Full Speed Ahead: Detailed Architectural Simulation at Near-Native Speed

Andreas Sandberg, Erik Hagersten, and David Black-Schaffer

March 2014

Abstract:

Popular microarchitecture simulators are typically several orders of magnitude slower than the systems they simulate. This leads to two problems: First, due to the slow simulation rate, simulation studies are usually limited to the first few billion instructions, which corresponds to less than 10% the execution time of many standard benchmarks. Since such studies only cover a small fraction of the applications, they run the risk of reporting unrepresentative application behavior unless sampling strategies are employed. Second, the high overhead of traditional simulators make them unsuitable for hardware/software co-design studies where rapid turn-around is required.

In spite of previous efforts to parallelize simulators, most commonly used full-system simulations remain single threaded. In this paper, we explore a simple and effective way to parallelize sampling full-system simulators. In order to simulate at high speed, we need to be able to efficiently fast-forward between sample points. We demonstrate how hardware virtualization can be used to implement highly efficient fast-forwarding in the standard gem5 simulator and how this enables efficient execution between sample points. This extremely rapid fast-forwarding enables us to reach new sample points much quicker than a single sample can be simulated. Together with efficient copying of simulator state, this enables parallel execution of sample simulation. These techniques allow us to implement a highly scalable sampling simulator that exploits sample-level parallelism.

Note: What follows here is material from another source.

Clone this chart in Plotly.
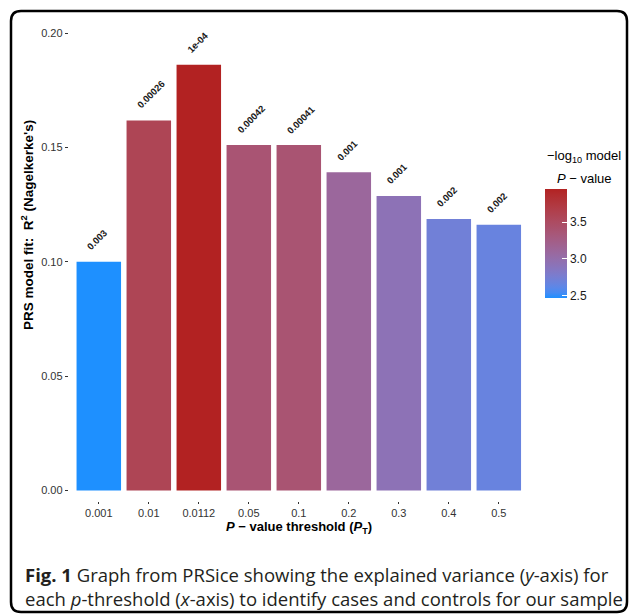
import plotly.graph_objects as go

# ---- data ----
thresholds = ["0.001", "0.01", "0.0112", "0.05", "0.1", "0.2", "0.3", "0.4", "0.5"]
r2_values = [0.1001, 0.1619, 0.1863, 0.1511, 0.1511, 0.1392, 0.1288, 0.1188, 0.1163]
p_labels = ["0.003", "0.00026", "1e-04", "0.00042", "0.00041", "0.001", "0.001", "0.002", "0.002"]
neglog10_p = [2.47, 3.585, 3.95, 3.377, 3.387, 3.10, 2.93, 2.72, 2.67]
y_ticks = [0.00, 0.05, 0.10, 0.15, 0.20]
cbar_ticks = [2.5, 3.0, 3.5]

W, H = 629, 615

def PX(x):
    return x / W

def PY(y):
    return 1 - y / H

# ---- Lab-space gradient (dodgerblue -> firebrick), like ggplot2 ----
def srgb_to_lin(c):
    c = c / 255.0
    return c / 12.92 if c <= 0.04045 else ((c + 0.055) / 1.055) ** 2.4

def lin_to_srgb(c):
    c = max(0.0, min(1.0, c))
    v = 12.92 * c if c <= 0.0031308 else 1.055 * c ** (1 / 2.4) - 0.055
    return int(round(max(0, min(1, v)) * 255))

Xn, Yn, Zn = 0.95047, 1.0, 1.08883

def f(t):
    return t ** (1 / 3) if t > 216 / 24389 else (24389 / 27 * t + 16) / 116

def finv(t):
    return t ** 3 if t ** 3 > 216 / 24389 else (116 * t - 16) / (24389 / 27)

def hex_to_lab(h):
    r, g, b = [srgb_to_lin(int(h[i:i + 2], 16)) for i in (1, 3, 5)]
    X = 0.4124 * r + 0.3576 * g + 0.1805 * b
    Y = 0.2126 * r + 0.7152 * g + 0.0722 * b
    Z = 0.0193 * r + 0.1192 * g + 0.9505 * b
    fx, fy, fz = f(X / Xn), f(Y / Yn), f(Z / Zn)
    return 116 * fy - 16, 500 * (fx - fy), 200 * (fy - fz)

def lab_to_rgb(L, a, b):
    fy = (L + 16) / 116
    fx = fy + a / 500
    fz = fy - b / 200
    X, Y, Z = Xn * finv(fx), Yn * finv(fy), Zn * finv(fz)
    r = 3.2406 * X - 1.5372 * Y - 0.4986 * Z
    g = -0.9689 * X + 1.8758 * Y + 0.0415 * Z
    bb = 0.0557 * X - 0.2040 * Y + 1.0570 * Z
    return "rgb(%d,%d,%d)" % (lin_to_srgb(r), lin_to_srgb(g), lin_to_srgb(bb))

lo, hi = hex_to_lab("#1E90FF"), hex_to_lab("#B22222")
n = 20
colorscale = []
for i in range(n + 1):
    t = i / n
    colorscale.append([t, lab_to_rgb(*[lo[k] + (hi[k] - lo[k]) * t for k in range(3)])])

# ---- layout geometry (reference pixels) ----
px_left, px_right = 68.8, 528.8
px_top, px_bottom = 21.9, 500.8
FONT = "Liberation Sans, Arial, Helvetica, sans-serif"

cat_idx = list(range(len(thresholds)))

fig = go.Figure()
fig.add_trace(go.Bar(
    x=cat_idx, y=r2_values,
    marker=dict(
        color=neglog10_p, colorscale=colorscale, cmin=2.47, cmax=3.95,
        line=dict(width=0),
        colorbar=dict(
            x=PX(545), xanchor="left", xpad=0,
            y=PY(243.5), yanchor="middle", ypad=0,
            len=109 / H, lenmode="fraction", thickness=22,
            outlinewidth=0,
            tickvals=cbar_ticks, ticktext=["%.1f" % v for v in cbar_ticks],
            ticks="inside", ticklen=5, tickcolor="white", tickwidth=1,
            tickfont=dict(family=FONT, size=12, color="#1a1a1a"),
        ),
    ),
    showlegend=False,
    customdata=thresholds,
    hovertemplate="%{customdata}: %{y}<extra></extra>",
))

annotations = []
for xc, yv, lab in zip(cat_idx, r2_values, p_labels):
    annotations.append(dict(
        x=xc, y=yv, xref="x", yref="y", text="<b>" + lab + "</b>", showarrow=False,
        textangle=-45, xanchor="left", yanchor="bottom",
        xshift=-17, yshift=7,
        font=dict(family=FONT, size=9.5, color="#1a1a1a"),
    ))

# axis titles
annotations.append(dict(
    x=PX(299), y=PY(527), xref="paper", yref="paper", showarrow=False,
    text="<b><i>P</i> − value threshold (<i>P</i><sub>T</sub>)</b>",
    xanchor="center", yanchor="middle",
    font=dict(family=FONT, size=13, color="black"),
))
annotations.append(dict(
    x=PX(27), y=PY(225), xref="paper", yref="paper", showarrow=False,
    text="<b>PRS model fit:  R<sup>2</sup> (Nagelkerke's)</b>", textangle=-90,
    xanchor="center", yanchor="middle",
    font=dict(family=FONT, size=13.5, color="black"),
))
# colorbar title
annotations.append(dict(
    x=PX(584), y=PY(156), xref="paper", yref="paper", showarrow=False,
    text="−log<sub>10</sub> model", xanchor="center", yanchor="middle",
    font=dict(family=FONT, size=13, color="black"),
))
annotations.append(dict(
    x=PX(584), y=PY(178), xref="paper", yref="paper", showarrow=False,
    text="<i>P</i> − value", xanchor="center", yanchor="middle",
    font=dict(family=FONT, size=13, color="black"),
))
# caption (two lines in one text block)
CAP = "Open Sans, Noto Sans, sans-serif"
annotations.append(dict(
    x=PX(22.5), y=PY(560), xref="paper", yref="paper", showarrow=False,
    text=("<b>Fig. 1</b> Graph from PRSice showing the explained variance (<i>y</i>-axis) for"
          "<br>each <i>p</i>-threshold (<i>x</i>-axis) to identify cases and controls for our sample"),
    xanchor="left", yanchor="top", align="left",
    font=dict(family=CAP, size=18.5, color="#231F20"),
))

# rounded frame
x0, x1 = PX(11), PX(627)
y0, y1 = PY(612), PY(11)
rx, ry = 10 / W, 10 / H
path = (f"M {x0 + rx},{y1} L {x1 - rx},{y1} Q {x1},{y1} {x1},{y1 - ry} "
        f"L {x1},{y0 + ry} Q {x1},{y0} {x1 - rx},{y0} "
        f"L {x0 + rx},{y0} Q {x0},{y0} {x0},{y0 + ry} "
        f"L {x0},{y1 - ry} Q {x0},{y1} {x0 + rx},{y1} Z")

fig.update_layout(
    width=W, height=H,
    margin=dict(l=0, r=0, t=0, b=0),
    paper_bgcolor="white", plot_bgcolor="white",
    bargap=0.11,
    xaxis=dict(
        domain=[PX(px_left), PX(px_right)],
        range=[-0.6, 8.6],
        tickvals=cat_idx, ticktext=thresholds,
        showgrid=False, zeroline=False, showline=False,
        ticks="outside", ticklen=2, tickcolor="#333333", tickwidth=1,
        tickfont=dict(family=FONT, size=11, color="#333333"),
    ),
    yaxis=dict(
        domain=[PY(px_bottom), PY(px_top)],
        range=[-0.0045, 0.205],
        tickvals=y_ticks, ticktext=["%.2f" % v for v in y_ticks],
        showgrid=False, zeroline=False, showline=False,
        ticks="outside", ticklen=3, tickcolor="#333333", tickwidth=1,
        tickfont=dict(family=FONT, size=11, color="#333333"),
    ),
    annotations=annotations,
    shapes=[dict(type="path", path=path, xref="paper", yref="paper",
                 line=dict(color="black", width=2.5))],
)

fig.write_html(
    "out.html",
    config={"displayModeBar": False},
    post_script="document.body.style.margin='0';document.body.style.overflow='hidden';",
)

We demonstrate how virtualization can be used to fast-forward simulators at 90% of native execution speed on average. Using virtualized fast-forwarding, we demonstrate a parallel sampling simulator that can be used to accurately estimate the IPC of standard workloads with an average error of 2.2% while still reaching an execution rate of 2.0 GIPS (63% of native) on average. We demonstrate that our parallelization strategy scales almost linearly and simulates one core at up to 93% of its native execution rate, 19,000x faster than detailed simulation, while using 8 cores.